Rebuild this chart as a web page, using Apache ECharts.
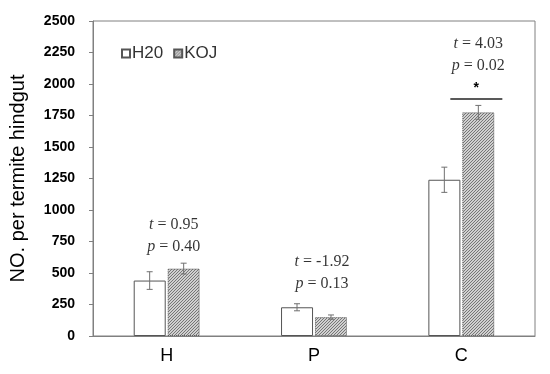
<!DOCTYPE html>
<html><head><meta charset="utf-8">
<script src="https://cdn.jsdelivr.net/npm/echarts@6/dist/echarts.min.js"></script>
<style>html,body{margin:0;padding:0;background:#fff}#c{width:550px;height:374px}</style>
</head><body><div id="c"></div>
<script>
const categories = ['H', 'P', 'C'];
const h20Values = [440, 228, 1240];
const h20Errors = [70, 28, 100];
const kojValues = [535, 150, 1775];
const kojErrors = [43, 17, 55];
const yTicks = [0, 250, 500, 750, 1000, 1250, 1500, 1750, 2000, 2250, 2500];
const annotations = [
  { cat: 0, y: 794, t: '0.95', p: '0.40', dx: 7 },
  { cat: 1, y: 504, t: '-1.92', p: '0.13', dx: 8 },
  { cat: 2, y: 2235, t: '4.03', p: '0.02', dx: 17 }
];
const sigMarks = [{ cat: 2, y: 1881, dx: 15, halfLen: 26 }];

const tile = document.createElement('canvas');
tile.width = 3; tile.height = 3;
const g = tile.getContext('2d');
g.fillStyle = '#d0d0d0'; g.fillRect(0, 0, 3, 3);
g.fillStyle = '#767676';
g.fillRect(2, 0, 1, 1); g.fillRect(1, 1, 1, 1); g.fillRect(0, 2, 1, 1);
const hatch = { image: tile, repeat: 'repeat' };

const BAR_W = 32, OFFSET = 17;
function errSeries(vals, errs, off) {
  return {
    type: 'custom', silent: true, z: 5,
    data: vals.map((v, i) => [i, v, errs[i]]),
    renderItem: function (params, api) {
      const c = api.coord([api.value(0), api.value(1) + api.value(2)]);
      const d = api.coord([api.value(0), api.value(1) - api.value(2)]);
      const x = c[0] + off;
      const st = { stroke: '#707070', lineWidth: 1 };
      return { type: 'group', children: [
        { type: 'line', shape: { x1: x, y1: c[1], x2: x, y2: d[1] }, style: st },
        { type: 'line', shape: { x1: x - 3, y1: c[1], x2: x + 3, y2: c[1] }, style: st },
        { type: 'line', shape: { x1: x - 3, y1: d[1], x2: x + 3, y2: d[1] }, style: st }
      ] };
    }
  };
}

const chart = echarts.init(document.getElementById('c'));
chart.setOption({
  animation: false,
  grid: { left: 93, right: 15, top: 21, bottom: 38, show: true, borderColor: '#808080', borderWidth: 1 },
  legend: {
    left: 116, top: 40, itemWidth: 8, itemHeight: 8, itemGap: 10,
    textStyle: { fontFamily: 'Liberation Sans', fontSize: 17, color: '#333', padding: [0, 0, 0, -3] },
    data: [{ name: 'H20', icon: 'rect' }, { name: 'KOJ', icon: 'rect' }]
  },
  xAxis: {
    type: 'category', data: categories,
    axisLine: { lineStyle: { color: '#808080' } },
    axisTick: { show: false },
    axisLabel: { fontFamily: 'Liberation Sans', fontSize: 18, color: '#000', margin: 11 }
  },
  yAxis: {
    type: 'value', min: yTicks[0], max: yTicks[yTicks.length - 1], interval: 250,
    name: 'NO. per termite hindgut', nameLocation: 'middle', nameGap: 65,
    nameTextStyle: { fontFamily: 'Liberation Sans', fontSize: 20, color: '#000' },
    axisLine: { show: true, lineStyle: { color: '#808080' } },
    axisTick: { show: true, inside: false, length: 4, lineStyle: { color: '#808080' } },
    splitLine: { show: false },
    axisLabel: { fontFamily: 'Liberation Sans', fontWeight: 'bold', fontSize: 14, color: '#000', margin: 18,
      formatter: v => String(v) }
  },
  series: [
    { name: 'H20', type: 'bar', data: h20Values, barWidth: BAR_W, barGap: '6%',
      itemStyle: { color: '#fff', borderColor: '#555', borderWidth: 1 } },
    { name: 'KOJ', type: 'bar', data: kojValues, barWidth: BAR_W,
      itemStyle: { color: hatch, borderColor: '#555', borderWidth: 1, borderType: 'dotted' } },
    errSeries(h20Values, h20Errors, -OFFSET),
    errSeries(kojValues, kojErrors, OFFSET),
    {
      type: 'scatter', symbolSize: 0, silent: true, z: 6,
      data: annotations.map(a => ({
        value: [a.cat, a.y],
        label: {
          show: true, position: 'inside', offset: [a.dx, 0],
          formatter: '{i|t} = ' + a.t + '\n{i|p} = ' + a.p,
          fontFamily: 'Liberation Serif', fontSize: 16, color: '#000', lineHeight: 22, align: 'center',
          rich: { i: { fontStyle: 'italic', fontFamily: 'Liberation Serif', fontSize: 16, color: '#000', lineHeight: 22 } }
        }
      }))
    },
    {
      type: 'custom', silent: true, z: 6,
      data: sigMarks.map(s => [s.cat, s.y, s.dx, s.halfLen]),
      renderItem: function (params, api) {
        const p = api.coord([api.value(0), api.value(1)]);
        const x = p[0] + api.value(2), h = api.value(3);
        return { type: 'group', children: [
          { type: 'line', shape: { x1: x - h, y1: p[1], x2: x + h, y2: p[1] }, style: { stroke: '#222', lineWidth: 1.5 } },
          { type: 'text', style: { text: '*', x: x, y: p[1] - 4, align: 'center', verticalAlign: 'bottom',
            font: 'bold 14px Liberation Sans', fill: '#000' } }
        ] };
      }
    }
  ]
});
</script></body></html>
...
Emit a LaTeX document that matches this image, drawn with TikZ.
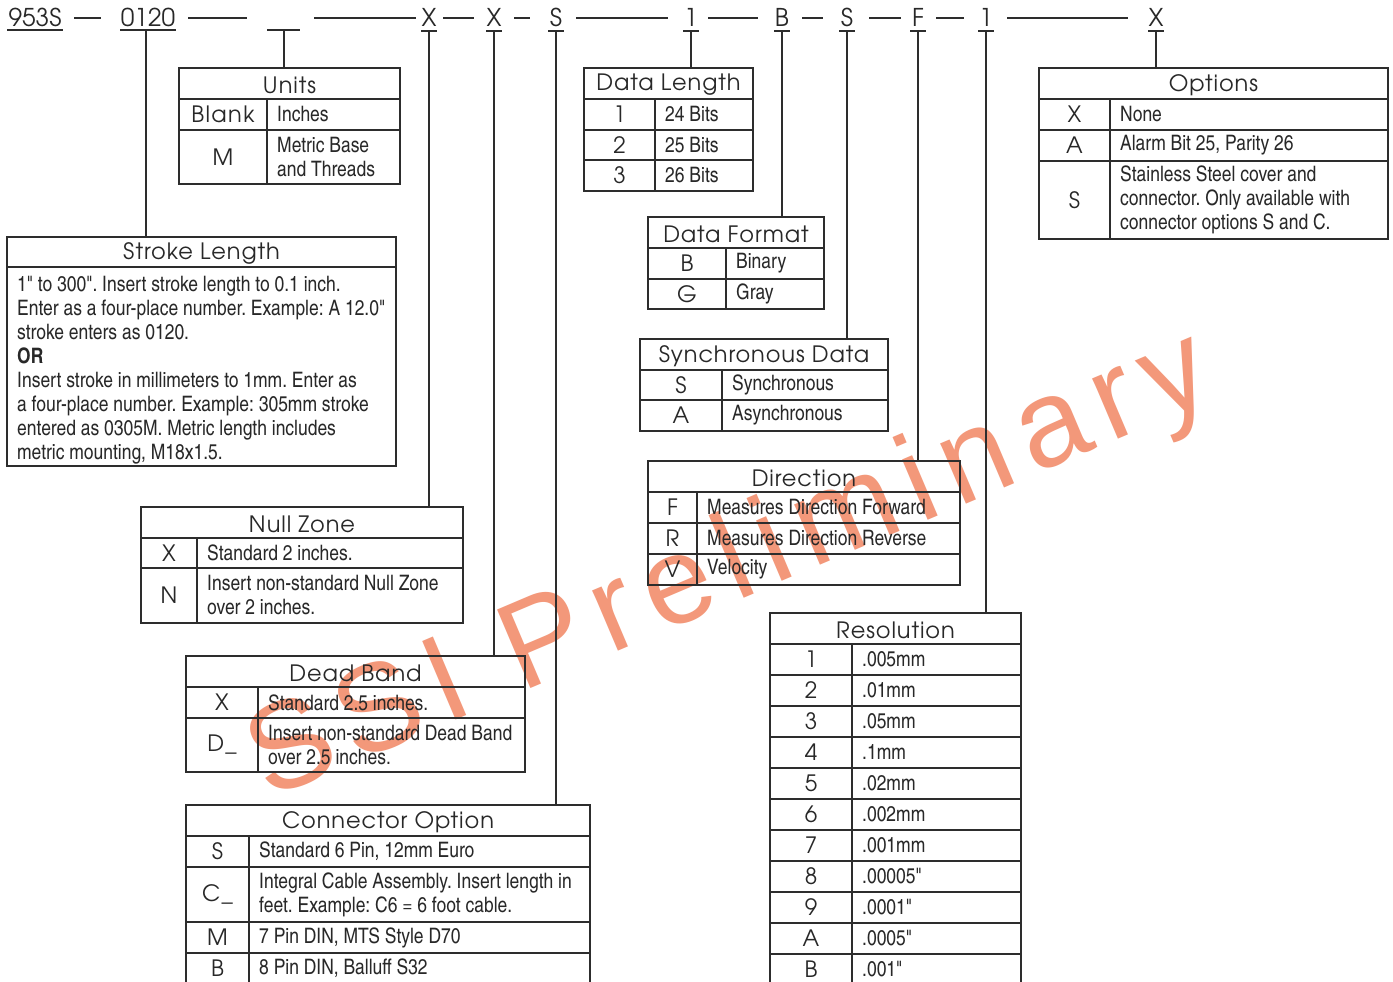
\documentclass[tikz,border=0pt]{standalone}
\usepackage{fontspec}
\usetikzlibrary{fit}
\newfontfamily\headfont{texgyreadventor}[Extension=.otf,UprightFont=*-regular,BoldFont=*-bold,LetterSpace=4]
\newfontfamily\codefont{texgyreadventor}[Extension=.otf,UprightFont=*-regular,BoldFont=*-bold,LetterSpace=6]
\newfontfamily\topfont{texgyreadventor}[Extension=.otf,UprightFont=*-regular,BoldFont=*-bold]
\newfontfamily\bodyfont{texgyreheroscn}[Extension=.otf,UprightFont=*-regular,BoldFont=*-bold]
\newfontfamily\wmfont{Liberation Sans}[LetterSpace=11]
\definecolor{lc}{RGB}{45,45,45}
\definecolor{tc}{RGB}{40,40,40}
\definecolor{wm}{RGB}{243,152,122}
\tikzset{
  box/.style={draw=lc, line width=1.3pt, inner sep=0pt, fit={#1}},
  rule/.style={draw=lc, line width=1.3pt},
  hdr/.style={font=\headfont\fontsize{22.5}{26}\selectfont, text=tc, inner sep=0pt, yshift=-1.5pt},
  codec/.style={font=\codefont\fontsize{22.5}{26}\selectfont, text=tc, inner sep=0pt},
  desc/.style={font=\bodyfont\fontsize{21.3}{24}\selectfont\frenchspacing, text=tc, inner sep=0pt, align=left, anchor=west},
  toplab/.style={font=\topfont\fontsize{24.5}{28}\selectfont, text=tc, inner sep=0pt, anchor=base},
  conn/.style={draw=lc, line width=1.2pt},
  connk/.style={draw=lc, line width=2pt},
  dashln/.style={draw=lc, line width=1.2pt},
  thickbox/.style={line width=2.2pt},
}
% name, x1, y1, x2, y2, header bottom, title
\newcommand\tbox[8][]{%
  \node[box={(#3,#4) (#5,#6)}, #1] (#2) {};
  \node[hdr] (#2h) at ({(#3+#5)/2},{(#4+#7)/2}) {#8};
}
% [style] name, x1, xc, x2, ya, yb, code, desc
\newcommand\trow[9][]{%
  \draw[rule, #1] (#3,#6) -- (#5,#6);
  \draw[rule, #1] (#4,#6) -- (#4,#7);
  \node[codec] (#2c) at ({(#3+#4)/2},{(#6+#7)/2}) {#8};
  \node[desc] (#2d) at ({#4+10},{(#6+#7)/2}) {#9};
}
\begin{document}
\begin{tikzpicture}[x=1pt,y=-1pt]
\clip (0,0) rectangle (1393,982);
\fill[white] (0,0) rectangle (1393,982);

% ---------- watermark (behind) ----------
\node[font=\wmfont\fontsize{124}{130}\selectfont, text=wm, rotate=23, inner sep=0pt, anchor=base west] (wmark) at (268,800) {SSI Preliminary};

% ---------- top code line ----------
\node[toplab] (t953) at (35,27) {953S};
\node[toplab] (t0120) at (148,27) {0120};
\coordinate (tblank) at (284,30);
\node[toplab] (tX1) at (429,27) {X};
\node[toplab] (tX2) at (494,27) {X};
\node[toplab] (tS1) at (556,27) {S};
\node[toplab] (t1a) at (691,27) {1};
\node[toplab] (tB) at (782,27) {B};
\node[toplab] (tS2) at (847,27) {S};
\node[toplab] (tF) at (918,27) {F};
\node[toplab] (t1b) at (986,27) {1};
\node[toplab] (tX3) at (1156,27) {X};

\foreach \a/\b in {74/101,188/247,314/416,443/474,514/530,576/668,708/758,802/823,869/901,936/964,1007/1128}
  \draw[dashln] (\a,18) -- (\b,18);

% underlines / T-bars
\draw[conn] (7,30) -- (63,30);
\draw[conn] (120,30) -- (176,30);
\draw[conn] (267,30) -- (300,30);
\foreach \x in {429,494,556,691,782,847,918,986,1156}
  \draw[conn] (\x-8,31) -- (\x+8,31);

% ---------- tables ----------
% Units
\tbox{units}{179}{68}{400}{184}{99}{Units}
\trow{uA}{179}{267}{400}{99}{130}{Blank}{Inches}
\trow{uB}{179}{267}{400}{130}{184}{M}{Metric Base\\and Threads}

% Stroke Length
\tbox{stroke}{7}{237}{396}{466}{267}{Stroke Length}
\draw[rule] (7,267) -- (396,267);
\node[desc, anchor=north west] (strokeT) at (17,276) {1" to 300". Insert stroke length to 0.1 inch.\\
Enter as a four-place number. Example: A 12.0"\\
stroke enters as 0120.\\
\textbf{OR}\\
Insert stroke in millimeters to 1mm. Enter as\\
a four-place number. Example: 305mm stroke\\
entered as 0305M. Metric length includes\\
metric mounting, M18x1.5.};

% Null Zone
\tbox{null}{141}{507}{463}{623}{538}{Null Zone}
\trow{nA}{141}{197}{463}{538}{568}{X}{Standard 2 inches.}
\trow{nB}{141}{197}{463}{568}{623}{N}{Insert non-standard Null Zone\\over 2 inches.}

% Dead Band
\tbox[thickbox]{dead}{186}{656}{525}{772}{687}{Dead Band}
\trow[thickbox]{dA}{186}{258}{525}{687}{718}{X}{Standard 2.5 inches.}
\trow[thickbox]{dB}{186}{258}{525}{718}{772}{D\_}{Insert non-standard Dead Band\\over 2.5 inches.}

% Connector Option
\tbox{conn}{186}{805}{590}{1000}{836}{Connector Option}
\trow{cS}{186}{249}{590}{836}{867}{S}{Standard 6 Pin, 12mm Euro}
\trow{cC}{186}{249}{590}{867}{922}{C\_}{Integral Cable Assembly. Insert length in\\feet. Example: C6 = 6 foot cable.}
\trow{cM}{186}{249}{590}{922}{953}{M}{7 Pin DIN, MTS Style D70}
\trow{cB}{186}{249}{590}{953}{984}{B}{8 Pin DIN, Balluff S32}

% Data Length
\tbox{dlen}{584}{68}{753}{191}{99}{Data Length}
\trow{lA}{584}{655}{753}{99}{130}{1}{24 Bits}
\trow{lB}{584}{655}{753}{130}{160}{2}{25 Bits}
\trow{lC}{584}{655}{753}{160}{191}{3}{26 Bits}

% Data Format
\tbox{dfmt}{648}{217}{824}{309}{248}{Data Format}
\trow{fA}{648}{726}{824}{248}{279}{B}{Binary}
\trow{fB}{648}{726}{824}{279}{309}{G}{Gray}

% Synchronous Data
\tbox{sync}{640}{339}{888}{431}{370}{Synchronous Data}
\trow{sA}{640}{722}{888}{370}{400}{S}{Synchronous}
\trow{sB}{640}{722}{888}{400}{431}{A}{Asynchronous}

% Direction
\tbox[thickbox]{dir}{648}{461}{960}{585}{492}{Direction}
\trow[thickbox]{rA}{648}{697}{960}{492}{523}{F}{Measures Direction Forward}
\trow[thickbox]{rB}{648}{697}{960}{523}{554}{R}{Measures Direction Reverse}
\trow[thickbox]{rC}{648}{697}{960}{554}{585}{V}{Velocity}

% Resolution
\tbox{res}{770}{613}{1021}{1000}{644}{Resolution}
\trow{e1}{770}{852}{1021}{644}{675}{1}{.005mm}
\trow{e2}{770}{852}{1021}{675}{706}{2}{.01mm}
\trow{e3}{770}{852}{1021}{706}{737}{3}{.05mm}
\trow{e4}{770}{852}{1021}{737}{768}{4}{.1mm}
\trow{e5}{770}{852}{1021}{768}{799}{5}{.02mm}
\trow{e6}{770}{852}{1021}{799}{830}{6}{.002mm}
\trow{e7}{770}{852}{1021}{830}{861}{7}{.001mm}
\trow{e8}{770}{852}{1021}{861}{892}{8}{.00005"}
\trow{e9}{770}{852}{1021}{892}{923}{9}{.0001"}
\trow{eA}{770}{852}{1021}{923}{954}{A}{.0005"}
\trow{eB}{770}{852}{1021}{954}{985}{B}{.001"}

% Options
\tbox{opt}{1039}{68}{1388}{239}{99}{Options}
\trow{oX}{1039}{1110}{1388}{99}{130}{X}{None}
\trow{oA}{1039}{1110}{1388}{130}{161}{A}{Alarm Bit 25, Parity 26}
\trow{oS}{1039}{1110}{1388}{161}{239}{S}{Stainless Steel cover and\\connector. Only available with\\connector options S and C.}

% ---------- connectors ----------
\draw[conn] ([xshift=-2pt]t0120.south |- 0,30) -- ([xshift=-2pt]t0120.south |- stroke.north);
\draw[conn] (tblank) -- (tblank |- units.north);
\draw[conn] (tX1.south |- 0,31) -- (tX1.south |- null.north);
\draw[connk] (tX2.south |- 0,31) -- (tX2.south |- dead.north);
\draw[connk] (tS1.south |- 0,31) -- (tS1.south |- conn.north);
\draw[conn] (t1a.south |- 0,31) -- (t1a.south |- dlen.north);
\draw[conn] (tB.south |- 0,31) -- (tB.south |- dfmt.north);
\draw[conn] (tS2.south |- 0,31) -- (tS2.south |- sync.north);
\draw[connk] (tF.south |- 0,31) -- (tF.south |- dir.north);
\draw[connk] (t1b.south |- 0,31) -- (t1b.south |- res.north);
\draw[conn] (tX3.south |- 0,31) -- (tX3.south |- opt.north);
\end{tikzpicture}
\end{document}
...
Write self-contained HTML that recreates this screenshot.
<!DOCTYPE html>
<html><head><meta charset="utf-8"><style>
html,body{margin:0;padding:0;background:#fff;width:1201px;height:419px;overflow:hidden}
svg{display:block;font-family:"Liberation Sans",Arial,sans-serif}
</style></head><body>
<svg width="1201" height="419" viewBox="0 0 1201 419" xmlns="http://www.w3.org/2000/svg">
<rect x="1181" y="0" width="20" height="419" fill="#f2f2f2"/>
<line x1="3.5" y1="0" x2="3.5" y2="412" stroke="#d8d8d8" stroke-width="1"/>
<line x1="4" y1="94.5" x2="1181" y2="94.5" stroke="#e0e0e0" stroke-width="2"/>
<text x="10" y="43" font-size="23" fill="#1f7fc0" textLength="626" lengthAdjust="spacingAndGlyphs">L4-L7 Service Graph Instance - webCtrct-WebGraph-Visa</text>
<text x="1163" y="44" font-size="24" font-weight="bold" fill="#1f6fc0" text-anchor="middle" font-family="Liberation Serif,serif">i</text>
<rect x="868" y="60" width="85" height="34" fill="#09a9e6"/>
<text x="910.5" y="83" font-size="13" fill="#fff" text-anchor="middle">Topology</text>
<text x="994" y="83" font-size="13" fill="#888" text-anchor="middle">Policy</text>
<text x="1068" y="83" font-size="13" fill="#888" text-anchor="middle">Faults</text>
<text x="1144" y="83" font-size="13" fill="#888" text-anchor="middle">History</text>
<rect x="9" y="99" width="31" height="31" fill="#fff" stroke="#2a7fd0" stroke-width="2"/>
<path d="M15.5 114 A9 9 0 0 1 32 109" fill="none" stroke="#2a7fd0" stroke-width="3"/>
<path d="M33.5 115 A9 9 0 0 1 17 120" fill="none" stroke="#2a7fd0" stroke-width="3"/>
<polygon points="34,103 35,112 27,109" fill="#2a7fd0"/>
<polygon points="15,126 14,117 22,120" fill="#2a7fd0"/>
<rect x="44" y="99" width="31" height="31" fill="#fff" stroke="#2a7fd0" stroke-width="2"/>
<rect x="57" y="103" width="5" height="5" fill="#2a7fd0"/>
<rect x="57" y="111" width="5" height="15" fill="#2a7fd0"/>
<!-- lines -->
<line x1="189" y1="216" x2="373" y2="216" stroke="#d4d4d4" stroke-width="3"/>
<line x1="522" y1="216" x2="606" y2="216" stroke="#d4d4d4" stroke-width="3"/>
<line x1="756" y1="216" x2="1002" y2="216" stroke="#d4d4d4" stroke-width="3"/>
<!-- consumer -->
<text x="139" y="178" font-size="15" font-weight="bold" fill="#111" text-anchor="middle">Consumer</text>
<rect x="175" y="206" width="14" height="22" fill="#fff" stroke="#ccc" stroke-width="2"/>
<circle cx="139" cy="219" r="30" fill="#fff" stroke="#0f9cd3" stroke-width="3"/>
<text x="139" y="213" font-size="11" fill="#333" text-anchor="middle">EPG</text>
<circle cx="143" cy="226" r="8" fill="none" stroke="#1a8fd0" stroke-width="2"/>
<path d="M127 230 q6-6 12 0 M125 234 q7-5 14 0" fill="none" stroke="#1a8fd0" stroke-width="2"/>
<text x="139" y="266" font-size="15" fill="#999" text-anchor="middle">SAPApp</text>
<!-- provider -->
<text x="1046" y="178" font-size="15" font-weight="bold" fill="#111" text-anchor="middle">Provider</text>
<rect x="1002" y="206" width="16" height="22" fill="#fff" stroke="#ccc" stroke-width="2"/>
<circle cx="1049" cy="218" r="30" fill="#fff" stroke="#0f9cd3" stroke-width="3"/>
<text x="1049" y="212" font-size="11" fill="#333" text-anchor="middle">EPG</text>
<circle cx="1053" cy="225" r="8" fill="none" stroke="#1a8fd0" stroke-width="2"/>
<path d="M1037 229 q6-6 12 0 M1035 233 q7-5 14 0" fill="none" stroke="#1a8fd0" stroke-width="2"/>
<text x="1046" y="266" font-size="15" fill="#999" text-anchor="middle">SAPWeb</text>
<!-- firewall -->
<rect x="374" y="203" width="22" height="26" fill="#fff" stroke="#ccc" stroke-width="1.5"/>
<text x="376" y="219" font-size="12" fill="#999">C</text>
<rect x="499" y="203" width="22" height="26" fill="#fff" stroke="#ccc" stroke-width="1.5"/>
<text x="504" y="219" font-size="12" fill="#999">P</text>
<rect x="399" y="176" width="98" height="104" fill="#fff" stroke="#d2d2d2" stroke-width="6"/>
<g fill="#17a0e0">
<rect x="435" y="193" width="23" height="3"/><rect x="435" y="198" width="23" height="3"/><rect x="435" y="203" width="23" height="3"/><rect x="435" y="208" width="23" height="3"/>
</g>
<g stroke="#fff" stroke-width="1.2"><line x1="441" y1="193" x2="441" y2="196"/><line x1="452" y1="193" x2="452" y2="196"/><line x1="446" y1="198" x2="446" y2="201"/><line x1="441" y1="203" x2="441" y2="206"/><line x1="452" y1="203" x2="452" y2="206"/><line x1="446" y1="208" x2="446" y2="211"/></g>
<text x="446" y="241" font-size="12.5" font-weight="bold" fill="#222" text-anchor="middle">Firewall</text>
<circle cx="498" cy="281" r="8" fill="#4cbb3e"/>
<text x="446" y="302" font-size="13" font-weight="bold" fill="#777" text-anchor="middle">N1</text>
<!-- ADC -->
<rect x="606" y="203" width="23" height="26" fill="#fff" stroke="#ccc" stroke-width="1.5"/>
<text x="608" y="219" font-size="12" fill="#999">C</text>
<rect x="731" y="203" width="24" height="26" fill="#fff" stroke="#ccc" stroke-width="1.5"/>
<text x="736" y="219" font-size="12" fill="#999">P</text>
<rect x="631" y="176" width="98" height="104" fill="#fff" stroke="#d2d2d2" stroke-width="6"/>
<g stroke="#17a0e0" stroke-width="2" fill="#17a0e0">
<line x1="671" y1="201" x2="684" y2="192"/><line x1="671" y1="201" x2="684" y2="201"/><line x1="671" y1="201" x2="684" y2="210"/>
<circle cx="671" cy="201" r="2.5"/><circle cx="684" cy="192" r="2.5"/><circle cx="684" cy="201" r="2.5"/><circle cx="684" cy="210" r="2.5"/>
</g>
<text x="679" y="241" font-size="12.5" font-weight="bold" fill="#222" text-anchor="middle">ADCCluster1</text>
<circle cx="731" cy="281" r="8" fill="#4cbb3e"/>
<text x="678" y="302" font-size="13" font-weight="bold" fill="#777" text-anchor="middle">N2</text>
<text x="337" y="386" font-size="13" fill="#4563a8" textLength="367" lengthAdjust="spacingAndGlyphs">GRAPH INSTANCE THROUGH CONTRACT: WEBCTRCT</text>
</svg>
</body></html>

What is needed: Copy exactly the part of the material above that opens with the line containing "Rebuild this chart" and closes with the line containing "tile, repeat: 'repeat'", ends included. Drop the images.

Solution for this problem:
Rebuild this chart as a web page, using Apache ECharts.
<!DOCTYPE html>
<html><head><meta charset="utf-8">
<script src="https://cdn.jsdelivr.net/npm/echarts@6/dist/echarts.min.js"></script>
<style>html,body{margin:0;padding:0;background:#fff}#c{width:550px;height:374px}</style>
</head><body><div id="c"></div>
<script>
const categories = ['H', 'P', 'C'];
const h20Values = [440, 228, 1240];
const h20Errors = [70, 28, 100];
const kojValues = [535, 150, 1775];
const kojErrors = [43, 17, 55];
const yTicks = [0, 250, 500, 750, 1000, 1250, 1500, 1750, 2000, 2250, 2500];
const annotations = [
  { cat: 0, y: 794, t: '0.95', p: '0.40', dx: 7 },
  { cat: 1, y: 504, t: '-1.92', p: '0.13', dx: 8 },
  { cat: 2, y: 2235, t: '4.03', p: '0.02', dx: 17 }
];
const sigMarks = [{ cat: 2, y: 1881, dx: 15, halfLen: 26 }];

const tile = document.createElement('canvas');
tile.width = 3; tile.height = 3;
const g = tile.getContext('2d');
g.fillStyle = '#d0d0d0'; g.fillRect(0, 0, 3, 3);
g.fillStyle = '#767676';
g.fillRect(2, 0, 1, 1); g.fillRect(1, 1, 1, 1); g.fillRect(0, 2, 1, 1);
const hatch = { image: tile, repeat: 'repeat' };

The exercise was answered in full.